SUPPLIED DATA:
* * * *

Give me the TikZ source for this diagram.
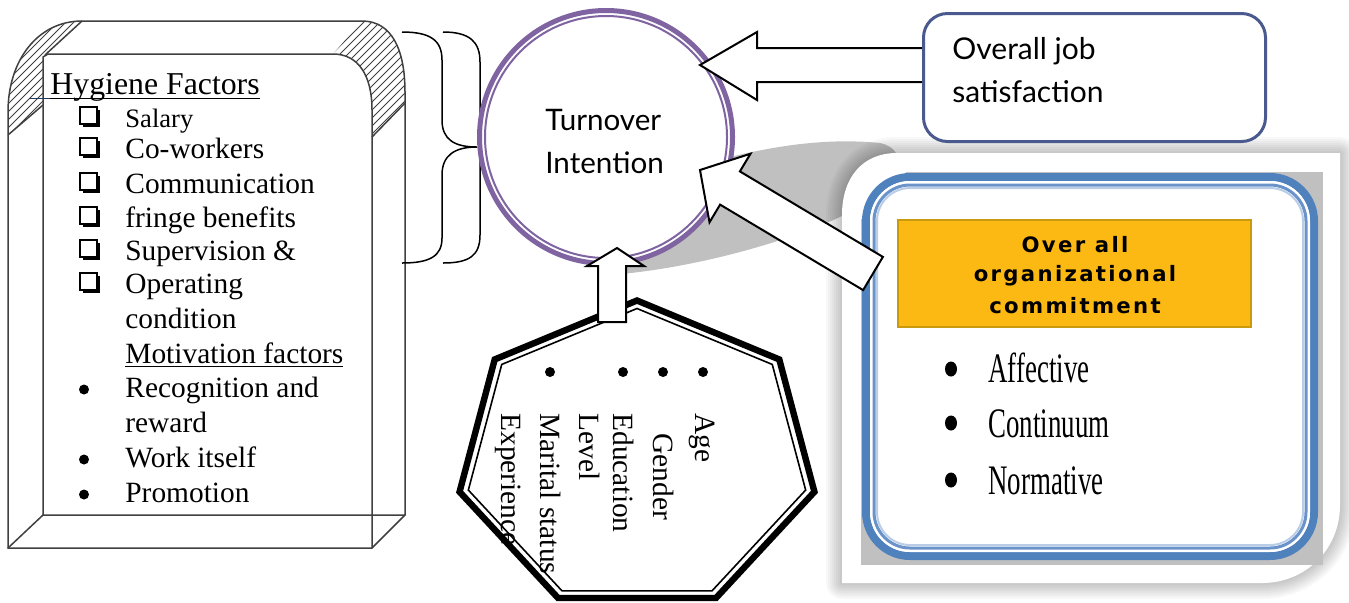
\documentclass[tikz,border=0pt]{standalone}
\usepackage{fontspec}
\usepackage{graphicx}
\setmainfont{Liberation Serif}
\newfontfamily\gillfont{Lato}
\newfontfamily\hdrfont{DejaVu Sans}[LetterSpace=11]
\definecolor{purp}{HTML}{8064A2}
\definecolor{jobblue}{HTML}{4A5A8E}
\definecolor{cblue}{HTML}{4F81BD}
\definecolor{cblue2}{HTML}{6A93C9}
\definecolor{cblue3}{HTML}{B9CDE6}
\definecolor{orng}{HTML}{FDB913}
\definecolor{orngd}{HTML}{C99A10}
\definecolor{lgray}{HTML}{C0C0C0}
\definecolor{navy}{HTML}{1F3864}
\tikzset{
  item/.style={anchor=base west, font=\fontsize{14.7}{17}\selectfont, inner sep=0pt},
  vitem/.style={anchor=base west, rotate=-90, font=\fontsize{14.7}{17}\selectfont, inner sep=0pt},
  citem/.style={anchor=base west, font=\fontsize{21}{24}\selectfont, inner sep=0pt},
  hdr/.style={anchor=base, font=\hdrfont\bfseries\fontsize{10.6}{12}\selectfont, inner sep=0pt},
  gill/.style={anchor=base west, font=\gillfont\fontsize{14.8}{17}\selectfont, inner sep=0pt},
  boxline/.style={draw=black!75, line width=0.75pt},
  hatchline/.style={draw=black!75, line width=0.45pt},
  blockarrow/.style={draw=black, line width=1pt, fill=white, line join=miter},
  pics/chk/.style={code={
    \fill[black] (3,3) rectangle (20,20);
    \filldraw[fill=white, draw=black, line width=0.6pt] (0,0) rectangle (17,17);
  }},
}
\begin{document}
\begin{tikzpicture}[x=0.5pt,y=-0.5pt]
\useasboundingbox (0,0) rectangle (1349,602);
\fill[white] (0,0) rectangle (1349,602);

% ---------- curled gray shadow ----------
\fill[lgray] (610,275) .. controls (700,268) and (800,238) .. (850,212)
  .. controls (900,185) and (912,150) .. (880,143)
  .. controls (820,137) and (760,148) .. (700,165)
  .. controls (660,185) and (630,230) .. (610,275) -- cycle;

% ---------- commitment card ----------
\foreach \w in {2,4,...,16}
  \draw[line width=\w pt, draw=black, draw opacity=0.028, line join=round]
    (842,583) -- (842,215) .. controls (842,178) and (862,153) .. (897,153)
    -- (1340,153) -- (1340,505) .. controls (1340,550) and (1305,583) .. (1262,583) -- cycle;
\fill[white] (842,583) -- (842,215) .. controls (842,178) and (862,153) .. (897,153)
    -- (1340,153) -- (1340,505) .. controls (1340,550) and (1305,583) .. (1262,583) -- cycle;
\fill[lgray] (861,172) rectangle (1323,565);
\fill[white] (859,170) rectangle (906,219);
\draw[cblue, line width=4pt, fill=white, rounded corners=22pt] (866,177) rectangle (1314,556);
\draw[white, line width=1pt, rounded corners=19.5pt] (871,182) rectangle (1309,551);
\draw[cblue2, line width=1.5pt, rounded corners=18pt] (874,185) rectangle (1306,548);
\draw[cblue3, line width=1pt, rounded corners=16.5pt] (877,188) rectangle (1303,545);

\node[draw=orngd, fill=orng, line width=0.6pt, minimum width=176.5pt, minimum height=53.5pt, inner sep=0pt] (orgbox) at (1074.5,273.5) {};
\node[hdr] (h1) at (1075,252) {Over all};
\node[hdr] (h2) at (1075,281) {organizational};
\node[hdr] (h3) at (1075,313) {commitment};

\fill (951,369) ellipse [x radius=6, y radius=7.5];
\fill (951,423) ellipse [x radius=6, y radius=7.5];
\fill (951,480) ellipse [x radius=6, y radius=7.5];
\node[citem] (c1) at (988,382) {\scalebox{0.64}[1]{Affective}};
\node[citem] (c2) at (988,437) {\scalebox{0.64}[1]{Continuum}};
\node[citem] (c3) at (988,494) {\scalebox{0.64}[1]{Normative}};

% ---------- hygiene / motivation box ----------
\begin{scope}
  \clip (8,135) -- (8,112) .. controls (8,60) and (38,21) .. (82,21) -- (45,55) -- (43,58) -- (43,105) -- cycle;
  \foreach \i in {-150,-142,...,100} \draw[hatchline] (\i,150) -- (\i+150,0);
\end{scope}
\begin{scope}
  \clip (362,21) .. controls (392,21) and (405,50) .. (405,92) -- (405,103) -- (372,137) -- (372,110) .. controls (372,75) and (358,54) .. (333,54) -- cycle;
  \foreach \i in {180,188,...,420} \draw[hatchline] (\i,150) -- (\i+150,0);
\end{scope}
\draw[boxline] (8,548) -- (8,112) .. controls (8,60) and (38,21) .. (82,21) -- (362,21)
  .. controls (392,21) and (405,50) .. (405,92) -- (405,515) -- (372,548) -- cycle;
\draw[boxline] (8,548) -- (43,515) -- (405,515);
\draw[boxline] (43,515) -- (43,57) -- (48,54) -- (333,54) .. controls (358,54) and (372,75) .. (372,110) -- (372,548);
\draw[boxline] (45,55) -- (82,21);
\draw[boxline] (43,105) -- (8,135);
\draw[boxline] (372,137) -- (405,103);

\node[anchor=base west, inner sep=0pt, font=\fontsize{15.9}{18}\selectfont] (hyg) at (50,94) {Hygiene Factors};
\draw[line width=0.6pt] (50,98.5) -- (260,98.5);
\draw[navy, line width=0.6pt] (29,98.5) -- (50,98.5);

\foreach \y in {127,158,193,227,260,293} \pic at (80,\y-20) {chk};
\node[item, font=\fontsize{13.3}{16}\selectfont] (s1) at (125,127) {Salary};
\node[item] (s2) at (125,158) {Co-workers};
\node[item] (s3) at (125,193) {Communication};
\node[item] (s4) at (125,227) {fringe benefits};
\node[item] (s5) at (125,260) {Supervision \&};
\node[item] (s6) at (125,293) {Operating};
\node[item] (s7) at (125,328) {condition};
\node[item] (m0) at (125,363) {Motivation factors};
\draw[line width=0.6pt] (125,366.5) -- (343,366.5);
\foreach \y in {397,467,502} \fill (84,\y-7.5) circle [radius=5];
\node[item] (m1) at (125,397) {Recognition and};
\node[item] (m2) at (125,432) {reward};
\node[item] (m3) at (125,467) {Work itself};
\node[item] (m4) at (125,502) {Promotion};

% ---------- braces ----------
\draw[line width=0.75pt] (402,32) .. controls (430,32) and (442,40) .. (442,60) -- (442,120)
  .. controls (442,140) and (455,147) .. (477,147)
  .. controls (455,147) and (442,155) .. (442,175) -- (442,238)
  .. controls (442,256) and (430,263) .. (402,263);
\draw[line width=0.75pt] (443,32) .. controls (470,32) and (480,42) .. (480,62) -- (480,235)
  .. controls (480,255) and (470,263) .. (443,263);

% ---------- turnover circle ----------
\node[circle, draw=purp, line width=2.5pt, fill=white, minimum size=126.5pt, inner sep=0pt] (turn) at (606,137) {};
\draw[purp, line width=1pt] (turn.center) circle [radius=121];
\node[gill] (t1) at (545,130) {Turnover};
\node[gill] (t2) at (545,173) {Intention};

% ---------- heptagon ----------
\begin{scope}[shift={(637,457)}]
\draw[line width=3.2pt, line join=miter, fill=white] (270:182 and 156.5)
  \foreach \k in {1,...,6} { -- ({270+\k*360/7}:182 and 156.5) } -- cycle;
\draw[line width=0.8pt, line join=miter] (270:173 and 148.5)
  \foreach \k in {1,...,6} { -- ({270+\k*360/7}:173 and 148.5) } -- cycle;
\end{scope}
\coordinate (hepttop) at (612,322);
\foreach \x in {550,623,663,703} \fill (\x,372) circle [radius=5];
\node[vitem] (d1) at (695,413) {Age};
\node[vitem] (d2) at (653,433) {Gender};
\node[vitem] (d3) at (613,413) {Education};
\node[vitem] (d4) at (579,413) {Level};
\node[vitem] (d5) at (540,413) {Marital status};
\node[vitem] (d6) at (501,413) {Experience};

% ---------- block arrows ----------
\draw[blockarrow] (598,322) -- (598,266) -- (587,266) -- (617,248) -- (644,266) -- (626,266) -- (626,322) -- cycle;
\draw[blockarrow] (930,48) -- (757,48) -- (757,32) -- (700,65) -- (757,100) -- (757,82) -- (930,82) -- cycle;
\draw[blockarrow] (700,170) -- (750.5,153.7) -- (739.9,171.4) -- (882.9,256.9) -- (863.1,290.1) -- (720.1,204.6) -- (709.5,222.3) -- cycle;

% ---------- job satisfaction box ----------
\node[draw=jobblue, line width=1.5pt, fill=white, rounded corners=12pt, minimum width=171pt, minimum height=64pt, inner sep=0pt] (job) at (1094.5,77.5) {};
\node[gill, font=\gillfont\fontsize{15}{18}\selectfont] (j1) at (952,59) {Overall job};
\node[gill, font=\gillfont\fontsize{15}{18}\selectfont] (j2) at (952,102) {satisfaction};
\end{tikzpicture}
\end{document}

* * * *

YOUR INSTRUCTIONS: Write out each line of the listing above, exactly, from its first line to the line holding "(610,275) -- cycle;", inclusive. Skip the pictures.

RESPONSE FOR THIS EXERCISE:
Give me the TikZ source for this diagram.
\documentclass[tikz,border=0pt]{standalone}
\usepackage{fontspec}
\usepackage{graphicx}
\setmainfont{Liberation Serif}
\newfontfamily\gillfont{Lato}
\newfontfamily\hdrfont{DejaVu Sans}[LetterSpace=11]
\definecolor{purp}{HTML}{8064A2}
\definecolor{jobblue}{HTML}{4A5A8E}
\definecolor{cblue}{HTML}{4F81BD}
\definecolor{cblue2}{HTML}{6A93C9}
\definecolor{cblue3}{HTML}{B9CDE6}
\definecolor{orng}{HTML}{FDB913}
\definecolor{orngd}{HTML}{C99A10}
\definecolor{lgray}{HTML}{C0C0C0}
\definecolor{navy}{HTML}{1F3864}
\tikzset{
  item/.style={anchor=base west, font=\fontsize{14.7}{17}\selectfont, inner sep=0pt},
  vitem/.style={anchor=base west, rotate=-90, font=\fontsize{14.7}{17}\selectfont, inner sep=0pt},
  citem/.style={anchor=base west, font=\fontsize{21}{24}\selectfont, inner sep=0pt},
  hdr/.style={anchor=base, font=\hdrfont\bfseries\fontsize{10.6}{12}\selectfont, inner sep=0pt},
  gill/.style={anchor=base west, font=\gillfont\fontsize{14.8}{17}\selectfont, inner sep=0pt},
  boxline/.style={draw=black!75, line width=0.75pt},
  hatchline/.style={draw=black!75, line width=0.45pt},
  blockarrow/.style={draw=black, line width=1pt, fill=white, line join=miter},
  pics/chk/.style={code={
    \fill[black] (3,3) rectangle (20,20);
    \filldraw[fill=white, draw=black, line width=0.6pt] (0,0) rectangle (17,17);
  }},
}
\begin{document}
\begin{tikzpicture}[x=0.5pt,y=-0.5pt]
\useasboundingbox (0,0) rectangle (1349,602);
\fill[white] (0,0) rectangle (1349,602);

% ---------- curled gray shadow ----------
\fill[lgray] (610,275) .. controls (700,268) and (800,238) .. (850,212)
  .. controls (900,185) and (912,150) .. (880,143)
  .. controls (820,137) and (760,148) .. (700,165)
  .. controls (660,185) and (630,230) .. (610,275) -- cycle;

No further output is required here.